Evan has confirmed we can change the language in the contract to (changes in caps and blue). Please give me a call to confirm if this works for you.

thanks,

Lori

(id., Exhibit D).

Footnote 4: The evolution of language used may be seen when comparing the provisions of the three drafted sections, which in relevant part read as follows (differences are underlined):

December 2006 draft agreement:

3. [***] "Cause shall mean the occurrence of any one or more of the following events: (i) your willful failure or gross negligence in performance of your duties or compliance with the reasonable directions of your supervisor(s) that remains unremedied for a period of twenty (20) days after your supervisor has given written notice specifying in reasonable detail your failure to perform such duties or comply with such directions; (ii) your failure to comply with a material employment policy of the Company that remains unremedied for a period of twenty [20] days after your supervisor has given written notice to you specifying in reasonable detail your failure to comply; or (iii) your commission of (a) a felony, (b) criminal dishonesty, or (c) fraud. (Notice of Motion, Kornrich Affidavit, Exhibit B).

January 2, 2007 draft agreement

3. [***] "Cause shall mean the occurrence of any one or more of the following events: (i) your willful failure or gross negligence in performance of your duties or compliance with the reasonable directions of the CEO or the Board that remains not remedied for a period of twenty (20) days after the CEO or the Board has given written notice specifying in reasonable detail your failure to perform such duties or comply with such directions; (ii) your failure to comply with a material employment policy of the Company that remains unremedied for a period of twenty [20] days after the CEO or the Board has given written notice to you specifying in reasonable detail your failure to comply; or (iii) your commission of (a) a felony, (b) criminal dishonesty, or (c) fraud. (Id.
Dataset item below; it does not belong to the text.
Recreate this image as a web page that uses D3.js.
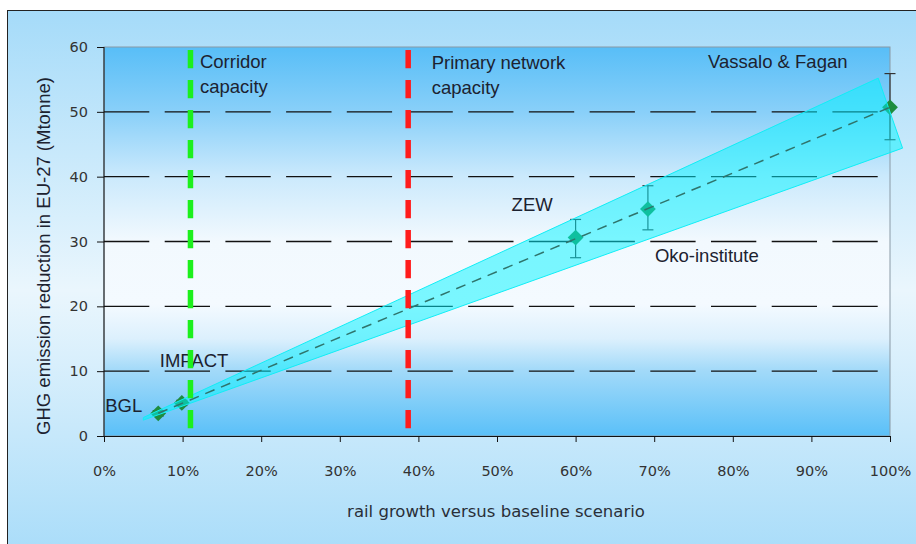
<!DOCTYPE html>
<html>
<head>
<meta charset="utf-8">
<script src="https://cdn.jsdelivr.net/npm/d3@7"></script>
<style>
  body { margin: 0; background: #fff; }
  svg { display: block; }
</style>
</head>
<body>
<svg width="916" height="544"></svg>
<script>
// studies: rail growth (%) vs GHG reduction (Mtonne)
var studies   = ["BGL", "IMPACT", "ZEW", "Oko-institute", "Vassalo & Fagan"];
var growth    = [6.9, 9.9, 60, 69.2, 100];
var reduction = [3.5, 5.1, 30.6, 35.0, 50.7];
var errLow    = [3.1, 4.7, 27.5, 31.8, 45.7];
var errHigh   = [3.9, 5.5, 33.4, 38.6, 55.9];

// shaded band (corners, in data units) and trend line
var bandX = [5.0, 98.5, 101.6, 5.0];
var bandY = [2.85, 55.2, 44.4, 2.45];
var trendX = [6.9, 100];
var trendY = [3.5, 50.7];

// capacity limits
var limitNames = [["Corridor", "capacity"], ["Primary network", "capacity"]];
var limitX = [11.0, 38.7];
var limitColors = ["#1cf01c", "#ff1c1c"];

var xTicks = [0, 10, 20, 30, 40, 50, 60, 70, 80, 90, 100];
var yTicks = [0, 10, 20, 30, 40, 50, 60];

var margin = {top: 47, right: 26, bottom: 108, left: 104},
    width = 916, height = 544;

var svg = d3.select("svg");
var defs = svg.append("defs");

var outerGrad = defs.append("linearGradient").attr("id", "outerGrad")
    .attr("x1", 0).attr("y1", 0).attr("x2", 0).attr("y2", 1);
[[0, "#a5dbf9"], [0.5, "#eaf6fd"], [1, "#a5dbf9"]].forEach(function(s) {
    outerGrad.append("stop").attr("offset", s[0]).attr("stop-color", s[1]);
});

var plotGrad = defs.append("linearGradient").attr("id", "plotGrad")
    .attr("x1", 0).attr("y1", 0).attr("x2", 0).attr("y2", 1);
[[0, "#58bef7"], [0.17, "#8ad0f9"], [0.33, "#cae9fc"], [0.5, "#f2f9fe"],
 [0.66, "#f4faff"], [0.75, "#dcf0fd"], [0.83, "#a3daf9"], [1, "#5ac0f8"]].forEach(function(s) {
    plotGrad.append("stop").attr("offset", s[0]).attr("stop-color", s[1]);
});

// outer frame
svg.append("rect")
    .attr("x", 7.5).attr("y", 10.5).attr("width", 930).attr("height", 560)
    .attr("fill", "url(#outerGrad)").attr("stroke", "#222").attr("stroke-width", 1);

var scX = d3.scaleLinear().domain([0, 100]).range([margin.left, width - margin.right]);
var scY = d3.scaleLinear().domain([0, 60]).range([height - margin.bottom, margin.top]);

// plot area
svg.append("rect")
    .attr("x", scX(0)).attr("y", scY(60))
    .attr("width", scX(100) - scX(0)).attr("height", scY(0) - scY(60))
    .attr("fill", "url(#plotGrad)").attr("stroke", "#8a9aa6").attr("stroke-width", 1);

// dashed horizontal grid
svg.append("g").selectAll("line")
    .data(yTicks.filter(d => d > 0 && d < 60)).enter()
    .append("line")
    .attr("x1", scX(0)).attr("x2", scX(100))
    .attr("y1", d => scY(d)).attr("y2", d => scY(d))
    .attr("stroke", "#111").attr("stroke-width", 1.3)
    .attr("stroke-dasharray", "45.3,15.4");

// axes
var xAxis = svg.append("g")
    .attr("transform", "translate(0," + scY(0) + ")")
    .call(d3.axisBottom(scX).tickValues(xTicks).tickFormat(d => d + "%").tickSize(6).tickPadding(24));
var yAxis = svg.append("g")
    .attr("transform", "translate(" + scX(0) + ",0)")
    .call(d3.axisLeft(scY).tickValues(yTicks).tickSize(7).tickPadding(9));
[xAxis, yAxis].forEach(function(a) {
    a.select(".domain").attr("stroke", "#111");
    a.selectAll(".tick line").attr("stroke", "#111");
    a.selectAll("text").attr("fill", "#333")
        .style("font-family", "'DejaVu Sans', sans-serif").style("font-size", "14.5px");
});
yAxis.select(".domain").attr("d", "M0," + scY(0) + "V" + scY(60));

// axis titles
svg.append("text")
    .attr("x", (scX(0) + scX(100)) / 2 - 1).attr("y", 517)
    .attr("text-anchor", "middle").attr("fill", "#2a2f38")
    .style("font-family", "'DejaVu Sans', sans-serif").style("font-size", "16.5px")
    .text("rail growth versus baseline scenario");

svg.append("text")
    .attr("transform", "translate(50," + 256 + ") rotate(-90)")
    .attr("text-anchor", "middle").attr("fill", "#1c2230")
    .style("font-family", "'Liberation Sans', Arial, sans-serif").style("font-size", "18.5px")
    .text("GHG emission reduction in EU-27 (Mtonne)");

// point labels
var labelFont = "'Liberation Sans', Arial, sans-serif";
var labelOffsets = [[-53, -1], [-22, -36], [-64, -27], [7, 53], [-182, -39]];
svg.append("g").selectAll("text")
    .data(studies).enter()
    .append("text")
    .attr("x", (d, i) => scX(growth[i]) + labelOffsets[i][0])
    .attr("y", (d, i) => scY(reduction[i]) + labelOffsets[i][1])
    .attr("fill", "#1c2230")
    .style("font-family", labelFont).style("font-size", "18.5px")
    .text(d => d);

// error bars
var errs = svg.append("g").attr("stroke", "#333").attr("stroke-width", 1.2);
studies.forEach(function(s, i) {
    var x = scX(growth[i]);
    errs.append("line").attr("x1", x).attr("x2", x)
        .attr("y1", scY(errLow[i])).attr("y2", scY(errHigh[i]));
    [errLow[i], errHigh[i]].forEach(function(v) {
        errs.append("line").attr("x1", x - 5.5).attr("x2", x + 5.5)
            .attr("y1", scY(v)).attr("y2", scY(v));
    });
});

// diamonds
svg.append("g").selectAll("path")
    .data(studies).enter()
    .append("path")
    .attr("d", d3.symbol().type(d3.symbolSquare).size(125))
    .attr("transform", (d, i) => "translate(" + scX(growth[i]) + "," + scY(reduction[i]) + ") rotate(45)")
    .attr("fill", "#1d8d3e");

// band
var bandPts = bandX.map((x, i) => [scX(x), scY(bandY[i])]);
svg.append("path")
    .attr("d", d3.line()(bandPts) + "Z")
    .attr("fill", "#00f4ff").attr("fill-opacity", 0.5)
    .attr("stroke", "#10eef6").attr("stroke-width", 1);

// trend line
svg.append("path")
    .attr("d", d3.line().x((d, i) => scX(trendX[i])).y(d => scY(d))(trendY))
    .attr("fill", "none").attr("stroke", "#2f746c").attr("stroke-width", 1.5)
    .attr("stroke-dasharray", "10,7");

// capacity lines and labels
limitX.forEach(function(v, i) {
    var x = scX(v);
    svg.append("line")
        .attr("x1", x).attr("x2", x).attr("y1", 50).attr("y2", scY(0))
        .attr("stroke", limitColors[i]).attr("stroke-width", 5.5)
        .attr("stroke-dasharray", "18.3,11.7");
    var t = svg.append("text")
        .attr("fill", "#1c2230")
        .style("font-family", labelFont).style("font-size", "18.5px");
    limitNames[i].forEach(function(line, j) {
        t.append("tspan")
            .attr("x", x + (i === 0 ? 9.5 : 23.5))
            .attr("y", 68 + i + j * 25)
            .text(line);
    });
});
</script>
</body>
</html>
Exhibit C).

January 11, 2007 e-mail proposed changes:

your failure to comply with a material employment policy of the Company that remains not remedied for a period of twenty (20) days after the CEO or the Board has given written notice to you specifying in reasonable detail your failure to comply; or (iii) your conviction of a felony or your commission of a fraud that results in material detriment to the Company or its reputation. (Id. Exhibit D).